The career chosen for him by his father was that of an architect, and with this object in view he was sent to Rome, where he immediately followed the strong impulse that led him to painting. After only six months' work he completed his first picture, which was exhibited at the Paris Salon of 1890. Continuing his studies in Paris, where he lived for five years, he was strongly influenced by Paul Gauguin and Henri de Toulouse-Lautrec. Only on his return to his native soil he found his true style, which is based en the national Spanish tradition embodied in the work of Diego Velasquez, Francisco de Zurbaran, El Greco, and Francisco Goya.
His own country was slow in acknowledging the young artist whose strong, decorative, rugged style was the very negation of the aims of such well-known modern Spanish artists as Fortuny[?], Madrazo[?], and Benlliure[?]. It was first in Paris, and then in Brussels and other continental art centres, that Zuloaga was hailed by the reformers as the regenerator of Spanish national art and as the leader of a school. He is now represented in almost every great continental gallery.

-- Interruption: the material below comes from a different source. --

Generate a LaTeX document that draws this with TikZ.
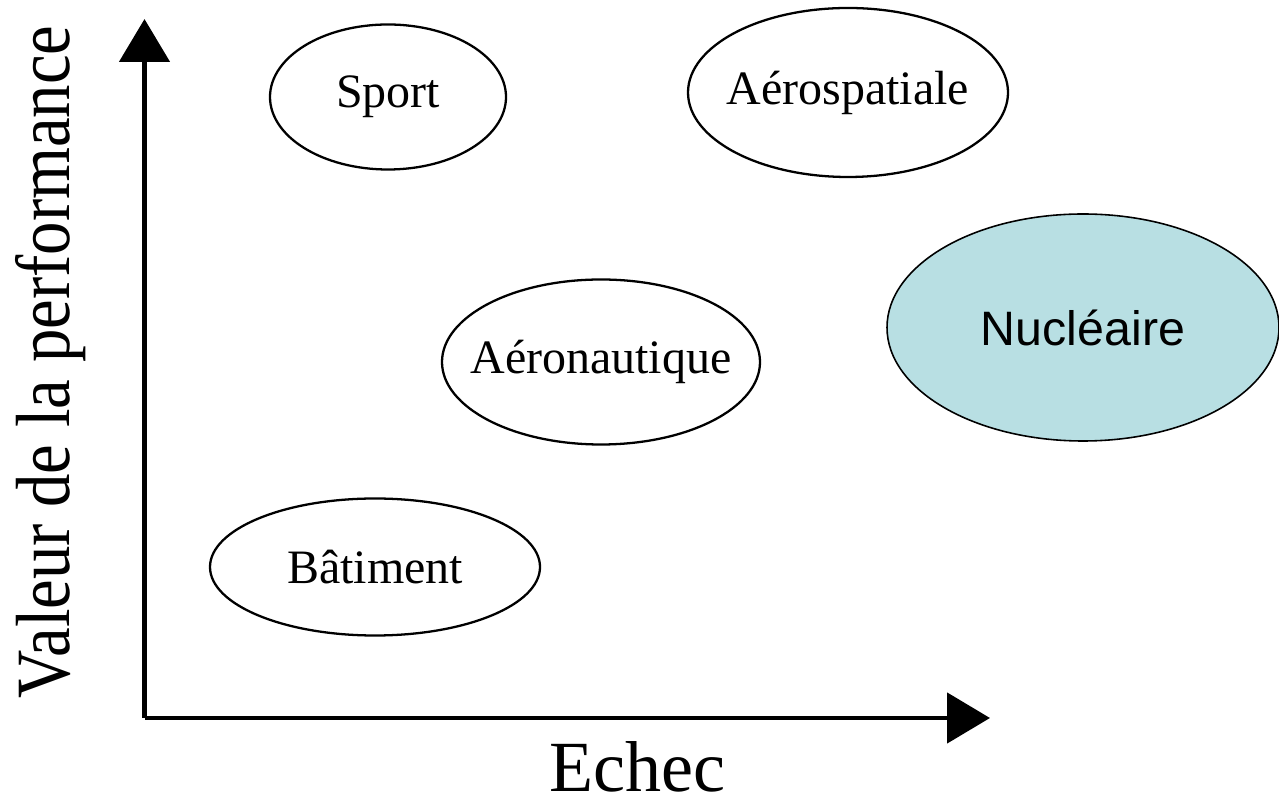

Two of his canvases are at the Luxembourg, one at the Brussels Museum (Avant la Corrida), and one (The Poet Don Miguel) at the Vienna Gallery. The Pau Museum owns an interesting portrait of a lady, the Barcelona Municipal Museum the important group Amies, the Venice Gallery, Madame Louise; the Berlin Gallery, The Topers. Other examples are in the Budapest, Stuttgart, Ghent, Posen, and New York City galleries and in many important private collections.
Ignacio Zuloaga's work is known for his depictions of traditional Spanish characters, including peasants, gypsies, and bullfighters.